» **Listing**

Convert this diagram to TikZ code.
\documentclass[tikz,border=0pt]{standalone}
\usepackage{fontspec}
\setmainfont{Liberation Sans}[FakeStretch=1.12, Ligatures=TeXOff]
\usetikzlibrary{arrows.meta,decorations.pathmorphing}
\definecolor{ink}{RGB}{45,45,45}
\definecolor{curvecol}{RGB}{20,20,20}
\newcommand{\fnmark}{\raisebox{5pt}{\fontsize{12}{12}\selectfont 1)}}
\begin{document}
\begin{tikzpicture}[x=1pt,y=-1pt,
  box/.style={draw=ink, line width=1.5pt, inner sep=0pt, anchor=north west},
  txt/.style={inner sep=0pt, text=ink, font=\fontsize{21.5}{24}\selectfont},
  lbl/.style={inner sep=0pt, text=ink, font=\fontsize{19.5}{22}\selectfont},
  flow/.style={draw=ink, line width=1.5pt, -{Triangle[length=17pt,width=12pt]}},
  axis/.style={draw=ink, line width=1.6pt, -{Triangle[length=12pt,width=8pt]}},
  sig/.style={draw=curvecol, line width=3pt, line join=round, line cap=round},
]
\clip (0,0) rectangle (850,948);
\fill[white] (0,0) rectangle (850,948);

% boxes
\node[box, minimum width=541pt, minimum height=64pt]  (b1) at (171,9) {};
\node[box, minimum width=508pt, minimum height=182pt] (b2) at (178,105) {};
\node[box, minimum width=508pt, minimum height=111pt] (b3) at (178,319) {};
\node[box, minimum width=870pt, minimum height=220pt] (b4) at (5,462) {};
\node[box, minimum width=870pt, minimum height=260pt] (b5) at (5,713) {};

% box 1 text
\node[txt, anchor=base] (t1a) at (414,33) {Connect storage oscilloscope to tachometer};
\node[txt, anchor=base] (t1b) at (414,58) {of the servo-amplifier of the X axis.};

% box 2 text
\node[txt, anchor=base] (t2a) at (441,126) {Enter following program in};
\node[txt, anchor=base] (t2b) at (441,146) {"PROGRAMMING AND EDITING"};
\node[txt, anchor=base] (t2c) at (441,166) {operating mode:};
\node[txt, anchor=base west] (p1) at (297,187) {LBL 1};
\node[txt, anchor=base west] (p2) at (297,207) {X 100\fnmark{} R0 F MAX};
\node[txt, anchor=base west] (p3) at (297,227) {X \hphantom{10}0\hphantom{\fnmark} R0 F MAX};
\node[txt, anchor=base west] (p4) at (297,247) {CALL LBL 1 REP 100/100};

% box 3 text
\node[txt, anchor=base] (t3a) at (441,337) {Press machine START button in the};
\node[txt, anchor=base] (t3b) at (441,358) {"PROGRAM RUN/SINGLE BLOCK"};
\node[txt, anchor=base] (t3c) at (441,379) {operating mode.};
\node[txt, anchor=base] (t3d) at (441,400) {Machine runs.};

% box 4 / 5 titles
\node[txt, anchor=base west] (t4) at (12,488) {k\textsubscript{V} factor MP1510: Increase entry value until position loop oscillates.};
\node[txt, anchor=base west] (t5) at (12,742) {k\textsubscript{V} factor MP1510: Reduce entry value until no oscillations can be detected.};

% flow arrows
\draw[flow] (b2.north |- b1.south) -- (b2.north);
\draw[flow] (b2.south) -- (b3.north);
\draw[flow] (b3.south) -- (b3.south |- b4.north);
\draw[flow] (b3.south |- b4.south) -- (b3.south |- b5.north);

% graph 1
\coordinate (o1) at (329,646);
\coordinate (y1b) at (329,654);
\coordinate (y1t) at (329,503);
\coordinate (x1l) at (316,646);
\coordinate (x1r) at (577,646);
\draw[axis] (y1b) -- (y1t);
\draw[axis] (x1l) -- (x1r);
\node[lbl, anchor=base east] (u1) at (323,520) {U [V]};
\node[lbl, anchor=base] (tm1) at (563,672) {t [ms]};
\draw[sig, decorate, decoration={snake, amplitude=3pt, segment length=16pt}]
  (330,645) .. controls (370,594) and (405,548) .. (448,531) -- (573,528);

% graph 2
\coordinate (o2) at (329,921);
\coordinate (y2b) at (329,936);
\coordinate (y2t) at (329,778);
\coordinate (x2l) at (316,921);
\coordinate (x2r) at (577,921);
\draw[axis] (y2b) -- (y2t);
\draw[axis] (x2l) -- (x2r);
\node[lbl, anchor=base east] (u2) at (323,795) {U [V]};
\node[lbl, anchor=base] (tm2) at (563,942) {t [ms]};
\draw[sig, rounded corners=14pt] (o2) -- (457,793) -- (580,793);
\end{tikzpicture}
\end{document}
* * *
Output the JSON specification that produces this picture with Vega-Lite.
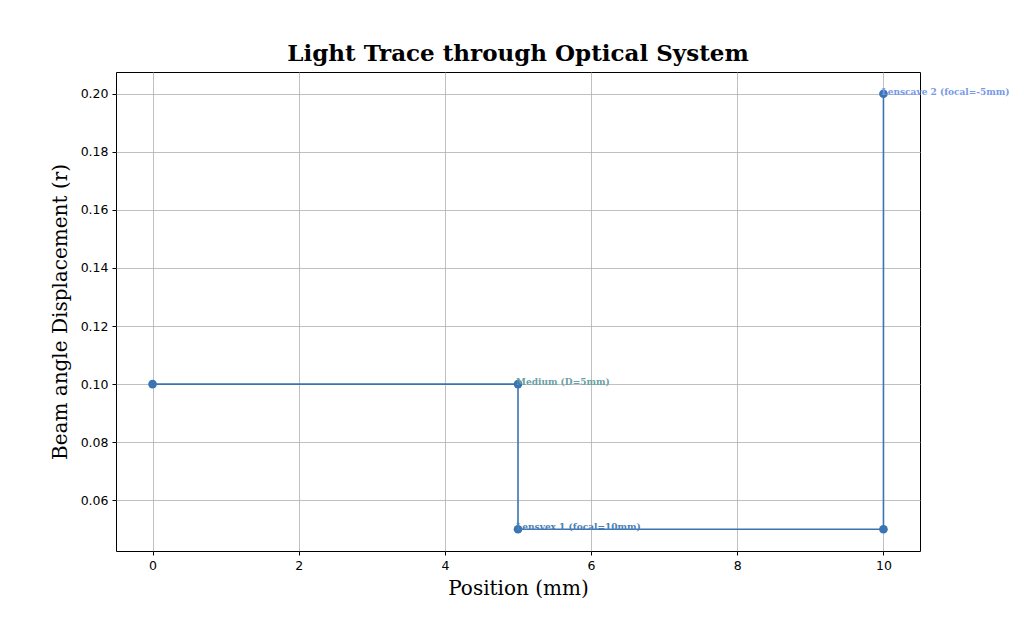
...
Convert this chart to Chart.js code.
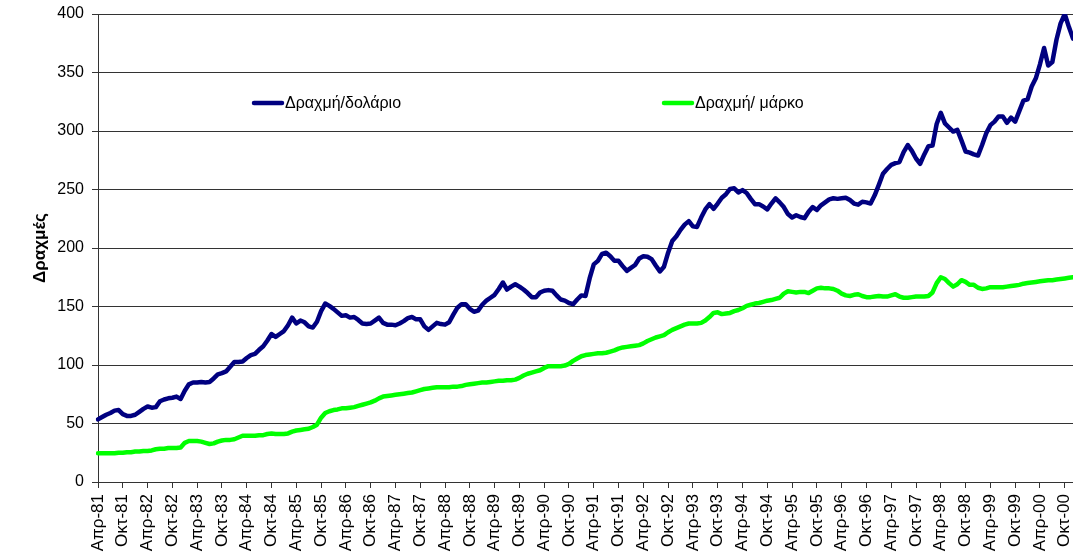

» **Task brief**
Scan the material and collect every line that contains "code".

» **Solved problem**
Convert this diagram to TikZ code.
Convert this chart to Chart.js code.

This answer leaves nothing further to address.